3. Key Contributions

1. Generative Heatbath: Introduction of a generative AI approach to solve the proposal distribution problem in continuous lattice field theories, moving away from hand-crafted, problem-specific proposals.
2. Parameter-Agnostic Training: The method learns a single model capable of handling a broad range of action parameters (e.g., different temperatures or coupling constants) without retraining or fine-tuning for specific regimes.
3. Efficiency: By learning the conditional distribution directly, the method drastically reduces the rejection rate compared to standard Heatbath methods.
4. Scalability: By focusing on local conditional distributions (1D) rather than the global joint distribution, the approach avoids the scalability bottlenecks of global generative models.

4. Results

The authors validated PBMG on 2D lattices for two models: the XY Model (Statistical Physics) and the Scalar $\phi^4$ Model (Lattice Field Theory).

• Acceptance Rates:
  • $\phi^4$ Model: Achieved an acceptance rate of ~98% across the phase transition range ($\lambda \in [1.6, 2.1]$).
  • XY Model: Achieved an acceptance rate of ~90% across a wide temperature range ($T \in [0.5, 2.0]$).
  • Comparison: Standard Heatbath methods (using Gaussian or Uniform proposals) typically suffer from significantly lower acceptance rates in these regimes, especially near critical points.
• Stability: The acceptance rate remained nearly constant across different parameter values, demonstrating the model's robustness.
• Training Efficiency:
  • The models trained rapidly (less than an hour for XY, a few minutes for $\phi^4$) on a single low-end GPU.
  • The training set size was relatively small (10,000–17,500 samples of conditioning vectors).

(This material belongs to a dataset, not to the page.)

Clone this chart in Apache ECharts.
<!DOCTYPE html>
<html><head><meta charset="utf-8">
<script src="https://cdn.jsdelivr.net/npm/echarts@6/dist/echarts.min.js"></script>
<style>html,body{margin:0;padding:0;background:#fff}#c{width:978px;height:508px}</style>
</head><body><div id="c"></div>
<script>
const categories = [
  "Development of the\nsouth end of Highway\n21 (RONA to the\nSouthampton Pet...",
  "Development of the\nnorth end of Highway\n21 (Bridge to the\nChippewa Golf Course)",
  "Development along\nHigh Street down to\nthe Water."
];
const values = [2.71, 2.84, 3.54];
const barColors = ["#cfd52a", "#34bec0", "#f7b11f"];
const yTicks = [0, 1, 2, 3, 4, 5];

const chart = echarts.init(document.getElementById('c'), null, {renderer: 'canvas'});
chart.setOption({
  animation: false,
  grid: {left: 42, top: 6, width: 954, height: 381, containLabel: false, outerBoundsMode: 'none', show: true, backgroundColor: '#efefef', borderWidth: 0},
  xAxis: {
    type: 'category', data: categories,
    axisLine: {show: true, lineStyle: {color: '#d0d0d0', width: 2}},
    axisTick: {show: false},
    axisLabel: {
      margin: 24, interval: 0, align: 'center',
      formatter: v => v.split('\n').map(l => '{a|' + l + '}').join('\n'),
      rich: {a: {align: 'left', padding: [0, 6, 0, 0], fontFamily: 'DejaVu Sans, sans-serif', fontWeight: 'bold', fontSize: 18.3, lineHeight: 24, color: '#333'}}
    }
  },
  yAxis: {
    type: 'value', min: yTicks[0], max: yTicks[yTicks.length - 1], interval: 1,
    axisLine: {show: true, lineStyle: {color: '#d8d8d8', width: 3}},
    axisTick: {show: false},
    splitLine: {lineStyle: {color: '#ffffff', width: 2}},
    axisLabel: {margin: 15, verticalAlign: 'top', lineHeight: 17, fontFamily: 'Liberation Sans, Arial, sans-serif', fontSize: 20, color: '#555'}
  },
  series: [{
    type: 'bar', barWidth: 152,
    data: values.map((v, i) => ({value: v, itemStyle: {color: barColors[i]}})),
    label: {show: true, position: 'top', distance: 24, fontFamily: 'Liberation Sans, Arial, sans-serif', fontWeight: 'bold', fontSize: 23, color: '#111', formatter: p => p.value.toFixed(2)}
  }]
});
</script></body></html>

5. Significance and Future Work

• Impact on LFT: This work bridges the gap between traditional Monte Carlo methods and modern generative AI. It offers a practical solution to the "critical slowing down" problem in continuous systems by providing high-efficiency local updates.
• Generalizability: The framework is not limited to specific models; it can be applied to any local lattice theory where the conditional distribution is difficult to sample.
• Future Directions: The authors suggest extending this approach to Gauge Theories (e.g., Lattice QCD), which are currently the state-of-the-art application for Hamiltonian Monte Carlo but remain challenging for local updates.

In summary, the paper demonstrates that Generative AI can replace the heuristic proposal steps in Heatbath algorithms, resulting in a highly efficient, parameter-flexible, and easy-to-train sampler for continuous lattice field theories.